- _Exercise details_
Would you repeat the listing exactly but omit every picture?
▼
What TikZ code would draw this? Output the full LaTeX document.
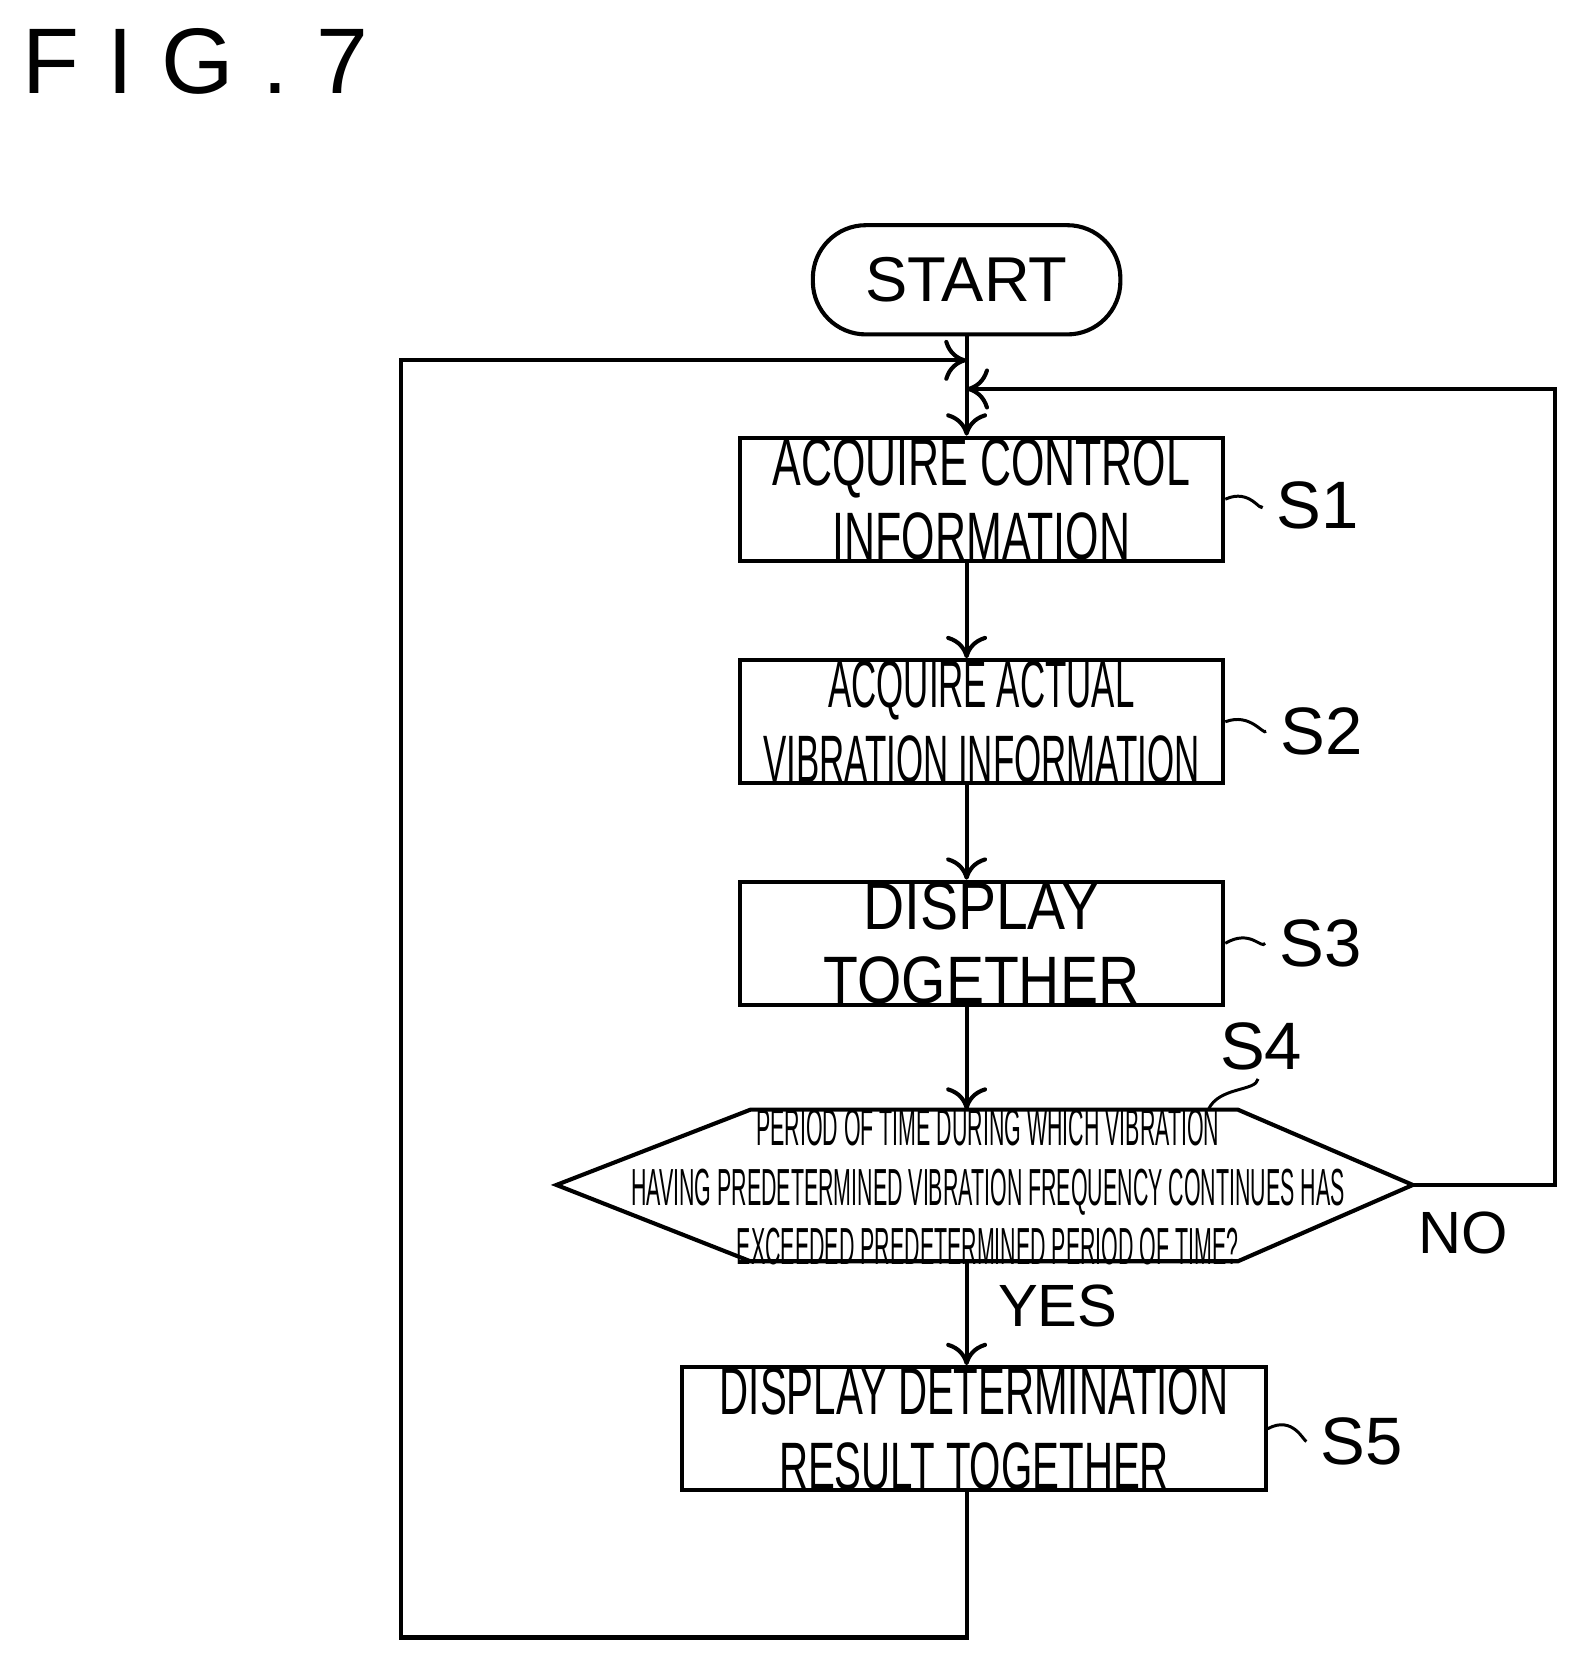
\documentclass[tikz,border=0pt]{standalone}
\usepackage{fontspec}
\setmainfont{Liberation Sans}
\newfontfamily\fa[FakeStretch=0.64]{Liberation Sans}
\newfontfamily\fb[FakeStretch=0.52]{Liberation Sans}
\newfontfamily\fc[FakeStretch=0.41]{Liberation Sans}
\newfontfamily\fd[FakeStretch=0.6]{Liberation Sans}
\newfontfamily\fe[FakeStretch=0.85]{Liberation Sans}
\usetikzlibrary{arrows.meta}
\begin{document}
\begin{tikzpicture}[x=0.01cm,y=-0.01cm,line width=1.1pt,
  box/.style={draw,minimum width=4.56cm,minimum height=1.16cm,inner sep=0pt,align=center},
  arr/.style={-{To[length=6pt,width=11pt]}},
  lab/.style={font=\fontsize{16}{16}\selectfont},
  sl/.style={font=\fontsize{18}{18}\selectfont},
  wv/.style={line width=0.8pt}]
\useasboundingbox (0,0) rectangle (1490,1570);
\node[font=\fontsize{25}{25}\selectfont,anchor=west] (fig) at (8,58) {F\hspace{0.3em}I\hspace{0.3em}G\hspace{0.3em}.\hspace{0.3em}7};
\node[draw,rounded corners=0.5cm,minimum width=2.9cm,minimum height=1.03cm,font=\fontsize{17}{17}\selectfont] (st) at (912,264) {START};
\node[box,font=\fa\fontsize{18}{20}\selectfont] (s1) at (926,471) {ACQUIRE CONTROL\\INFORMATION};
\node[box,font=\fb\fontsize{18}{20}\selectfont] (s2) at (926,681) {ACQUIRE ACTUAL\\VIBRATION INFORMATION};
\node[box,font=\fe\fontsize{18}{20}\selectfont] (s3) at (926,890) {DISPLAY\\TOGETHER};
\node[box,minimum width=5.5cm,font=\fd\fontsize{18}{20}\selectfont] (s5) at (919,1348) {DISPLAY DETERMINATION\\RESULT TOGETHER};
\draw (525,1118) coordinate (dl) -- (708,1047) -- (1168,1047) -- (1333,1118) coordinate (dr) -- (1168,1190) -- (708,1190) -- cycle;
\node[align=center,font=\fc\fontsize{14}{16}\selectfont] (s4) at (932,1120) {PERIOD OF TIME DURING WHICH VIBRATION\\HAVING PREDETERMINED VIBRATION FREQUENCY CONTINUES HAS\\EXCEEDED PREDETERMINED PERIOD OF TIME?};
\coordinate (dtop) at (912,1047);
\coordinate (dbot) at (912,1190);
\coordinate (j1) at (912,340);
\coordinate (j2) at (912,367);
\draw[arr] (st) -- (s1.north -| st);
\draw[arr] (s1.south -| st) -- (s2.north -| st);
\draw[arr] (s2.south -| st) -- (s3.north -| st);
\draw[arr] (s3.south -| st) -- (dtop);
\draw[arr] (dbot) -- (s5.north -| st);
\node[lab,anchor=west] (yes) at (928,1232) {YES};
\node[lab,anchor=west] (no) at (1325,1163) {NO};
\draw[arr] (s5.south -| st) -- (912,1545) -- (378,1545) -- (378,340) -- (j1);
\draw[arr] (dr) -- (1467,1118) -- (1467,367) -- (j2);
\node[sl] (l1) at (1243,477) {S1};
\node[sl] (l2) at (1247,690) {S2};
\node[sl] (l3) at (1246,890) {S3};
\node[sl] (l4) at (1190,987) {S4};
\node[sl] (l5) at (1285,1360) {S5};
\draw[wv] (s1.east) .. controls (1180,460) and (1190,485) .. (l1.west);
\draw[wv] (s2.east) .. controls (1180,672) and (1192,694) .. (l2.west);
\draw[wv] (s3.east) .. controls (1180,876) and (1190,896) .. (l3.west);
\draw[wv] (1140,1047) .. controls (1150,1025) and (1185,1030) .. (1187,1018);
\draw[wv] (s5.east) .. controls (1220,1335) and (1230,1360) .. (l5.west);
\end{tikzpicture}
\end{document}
▲
- _Solution_
What TikZ code would draw this? Output the full LaTeX document.
\documentclass[tikz,border=0pt]{standalone}
\usepackage{fontspec}
\setmainfont{Liberation Sans}
\newfontfamily\fa[FakeStretch=0.64]{Liberation Sans}
\newfontfamily\fb[FakeStretch=0.52]{Liberation Sans}
\newfontfamily\fc[FakeStretch=0.41]{Liberation Sans}
\newfontfamily\fd[FakeStretch=0.6]{Liberation Sans}
\newfontfamily\fe[FakeStretch=0.85]{Liberation Sans}
\usetikzlibrary{arrows.meta}
\begin{document}
\begin{tikzpicture}[x=0.01cm,y=-0.01cm,line width=1.1pt,
  box/.style={draw,minimum width=4.56cm,minimum height=1.16cm,inner sep=0pt,align=center},
  arr/.style={-{To[length=6pt,width=11pt]}},
  lab/.style={font=\fontsize{16}{16}\selectfont},
  sl/.style={font=\fontsize{18}{18}\selectfont},
  wv/.style={line width=0.8pt}]
\useasboundingbox (0,0) rectangle (1490,1570);
\node[font=\fontsize{25}{25}\selectfont,anchor=west] (fig) at (8,58) {F\hspace{0.3em}I\hspace{0.3em}G\hspace{0.3em}.\hspace{0.3em}7};
\node[draw,rounded corners=0.5cm,minimum width=2.9cm,minimum height=1.03cm,font=\fontsize{17}{17}\selectfont] (st) at (912,264) {START};
\node[box,font=\fa\fontsize{18}{20}\selectfont] (s1) at (926,471) {ACQUIRE CONTROL\\INFORMATION};
\node[box,font=\fb\fontsize{18}{20}\selectfont] (s2) at (926,681) {ACQUIRE ACTUAL\\VIBRATION INFORMATION};
\node[box,font=\fe\fontsize{18}{20}\selectfont] (s3) at (926,890) {DISPLAY\\TOGETHER};
\node[box,minimum width=5.5cm,font=\fd\fontsize{18}{20}\selectfont] (s5) at (919,1348) {DISPLAY DETERMINATION\\RESULT TOGETHER};
\draw (525,1118) coordinate (dl) -- (708,1047) -- (1168,1047) -- (1333,1118) coordinate (dr) -- (1168,1190) -- (708,1190) -- cycle;
\node[align=center,font=\fc\fontsize{14}{16}\selectfont] (s4) at (932,1120) {PERIOD OF TIME DURING WHICH VIBRATION\\HAVING PREDETERMINED VIBRATION FREQUENCY CONTINUES HAS\\EXCEEDED PREDETERMINED PERIOD OF TIME?};
\coordinate (dtop) at (912,1047);
\coordinate (dbot) at (912,1190);
\coordinate (j1) at (912,340);
\coordinate (j2) at (912,367);
\draw[arr] (st) -- (s1.north -| st);
\draw[arr] (s1.south -| st) -- (s2.north -| st);
\draw[arr] (s2.south -| st) -- (s3.north -| st);
\draw[arr] (s3.south -| st) -- (dtop);
\draw[arr] (dbot) -- (s5.north -| st);
\node[lab,anchor=west] (yes) at (928,1232) {YES};
\node[lab,anchor=west] (no) at (1325,1163) {NO};
\draw[arr] (s5.south -| st) -- (912,1545) -- (378,1545) -- (378,340) -- (j1);
\draw[arr] (dr) -- (1467,1118) -- (1467,367) -- (j2);
\node[sl] (l1) at (1243,477) {S1};
\node[sl] (l2) at (1247,690) {S2};
\node[sl] (l3) at (1246,890) {S3};
\node[sl] (l4) at (1190,987) {S4};
\node[sl] (l5) at (1285,1360) {S5};
\draw[wv] (s1.east) .. controls (1180,460) and (1190,485) .. (l1.west);
\draw[wv] (s2.east) .. controls (1180,672) and (1192,694) .. (l2.west);
\draw[wv] (s3.east) .. controls (1180,876) and (1190,896) .. (l3.west);
\draw[wv] (1140,1047) .. controls (1150,1025) and (1185,1030) .. (1187,1018);
\draw[wv] (s5.east) .. controls (1220,1335) and (1230,1360) .. (l5.west);
\end{tikzpicture}
\end{document}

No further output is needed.